**Collected data:**
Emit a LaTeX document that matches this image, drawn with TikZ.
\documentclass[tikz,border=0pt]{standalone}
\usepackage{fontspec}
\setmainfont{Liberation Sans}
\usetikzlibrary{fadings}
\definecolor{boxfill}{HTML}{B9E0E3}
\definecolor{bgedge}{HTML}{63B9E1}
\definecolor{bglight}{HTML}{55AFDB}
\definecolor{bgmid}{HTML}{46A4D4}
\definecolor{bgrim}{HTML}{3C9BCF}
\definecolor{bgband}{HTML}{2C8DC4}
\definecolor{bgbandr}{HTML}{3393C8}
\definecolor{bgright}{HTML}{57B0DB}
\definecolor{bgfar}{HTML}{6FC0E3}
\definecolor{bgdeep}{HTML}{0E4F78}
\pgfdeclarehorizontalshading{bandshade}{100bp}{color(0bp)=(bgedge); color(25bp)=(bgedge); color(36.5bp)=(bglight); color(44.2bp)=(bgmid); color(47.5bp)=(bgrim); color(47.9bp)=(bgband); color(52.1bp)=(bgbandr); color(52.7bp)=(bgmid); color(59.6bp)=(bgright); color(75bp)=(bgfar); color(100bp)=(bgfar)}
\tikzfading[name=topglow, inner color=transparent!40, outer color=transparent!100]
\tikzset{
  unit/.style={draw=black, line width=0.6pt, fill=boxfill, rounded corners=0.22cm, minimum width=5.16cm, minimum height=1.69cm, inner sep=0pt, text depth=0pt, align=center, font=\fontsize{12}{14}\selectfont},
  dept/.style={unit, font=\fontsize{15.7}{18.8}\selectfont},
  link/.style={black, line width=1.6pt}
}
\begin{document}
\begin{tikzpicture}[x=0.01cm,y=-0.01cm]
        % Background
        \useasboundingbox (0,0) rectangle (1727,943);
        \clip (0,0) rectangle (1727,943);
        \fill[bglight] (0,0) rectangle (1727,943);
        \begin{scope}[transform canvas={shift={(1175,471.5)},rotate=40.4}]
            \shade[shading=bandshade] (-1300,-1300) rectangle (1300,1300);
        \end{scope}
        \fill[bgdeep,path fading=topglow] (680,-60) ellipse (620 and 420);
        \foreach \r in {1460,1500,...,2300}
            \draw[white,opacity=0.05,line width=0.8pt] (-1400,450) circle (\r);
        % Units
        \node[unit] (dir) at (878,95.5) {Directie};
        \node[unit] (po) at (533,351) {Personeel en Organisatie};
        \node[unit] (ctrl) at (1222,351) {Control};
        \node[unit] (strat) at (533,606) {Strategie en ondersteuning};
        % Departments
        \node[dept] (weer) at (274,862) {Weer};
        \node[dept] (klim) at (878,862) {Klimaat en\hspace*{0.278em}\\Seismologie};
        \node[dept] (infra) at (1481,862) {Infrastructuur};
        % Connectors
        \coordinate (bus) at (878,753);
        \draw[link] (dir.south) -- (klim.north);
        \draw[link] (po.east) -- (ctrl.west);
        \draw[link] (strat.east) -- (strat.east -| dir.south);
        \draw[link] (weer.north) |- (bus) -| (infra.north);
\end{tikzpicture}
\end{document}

**Set task:**
Transcribe the material above word for word.

**Task result:**
Emit a LaTeX document that matches this image, drawn with TikZ.
\documentclass[tikz,border=0pt]{standalone}
\usepackage{fontspec}
\setmainfont{Liberation Sans}
\usetikzlibrary{fadings}
\definecolor{boxfill}{HTML}{B9E0E3}
\definecolor{bgedge}{HTML}{63B9E1}
\definecolor{bglight}{HTML}{55AFDB}
\definecolor{bgmid}{HTML}{46A4D4}
\definecolor{bgrim}{HTML}{3C9BCF}
\definecolor{bgband}{HTML}{2C8DC4}
\definecolor{bgbandr}{HTML}{3393C8}
\definecolor{bgright}{HTML}{57B0DB}
\definecolor{bgfar}{HTML}{6FC0E3}
\definecolor{bgdeep}{HTML}{0E4F78}
\pgfdeclarehorizontalshading{bandshade}{100bp}{color(0bp)=(bgedge); color(25bp)=(bgedge); color(36.5bp)=(bglight); color(44.2bp)=(bgmid); color(47.5bp)=(bgrim); color(47.9bp)=(bgband); color(52.1bp)=(bgbandr); color(52.7bp)=(bgmid); color(59.6bp)=(bgright); color(75bp)=(bgfar); color(100bp)=(bgfar)}
\tikzfading[name=topglow, inner color=transparent!40, outer color=transparent!100]
\tikzset{
  unit/.style={draw=black, line width=0.6pt, fill=boxfill, rounded corners=0.22cm, minimum width=5.16cm, minimum height=1.69cm, inner sep=0pt, text depth=0pt, align=center, font=\fontsize{12}{14}\selectfont},
  dept/.style={unit, font=\fontsize{15.7}{18.8}\selectfont},
  link/.style={black, line width=1.6pt}
}
\begin{document}
\begin{tikzpicture}[x=0.01cm,y=-0.01cm]
        % Background
        \useasboundingbox (0,0) rectangle (1727,943);
        \clip (0,0) rectangle (1727,943);
        \fill[bglight] (0,0) rectangle (1727,943);
        \begin{scope}[transform canvas={shift={(1175,471.5)},rotate=40.4}]
            \shade[shading=bandshade] (-1300,-1300) rectangle (1300,1300);
        \end{scope}
        \fill[bgdeep,path fading=topglow] (680,-60) ellipse (620 and 420);
        \foreach \r in {1460,1500,...,2300}
            \draw[white,opacity=0.05,line width=0.8pt] (-1400,450) circle (\r);
        % Units
        \node[unit] (dir) at (878,95.5) {Directie};
        \node[unit] (po) at (533,351) {Personeel en Organisatie};
        \node[unit] (ctrl) at (1222,351) {Control};
        \node[unit] (strat) at (533,606) {Strategie en ondersteuning};
        % Departments
        \node[dept] (weer) at (274,862) {Weer};
        \node[dept] (klim) at (878,862) {Klimaat en\hspace*{0.278em}\\Seismologie};
        \node[dept] (infra) at (1481,862) {Infrastructuur};
        % Connectors
        \coordinate (bus) at (878,753);
        \draw[link] (dir.south) -- (klim.north);
        \draw[link] (po.east) -- (ctrl.west);
        \draw[link] (strat.east) -- (strat.east -| dir.south);
        \draw[link] (weer.north) |- (bus) -| (infra.north);
\end{tikzpicture}
\end{document}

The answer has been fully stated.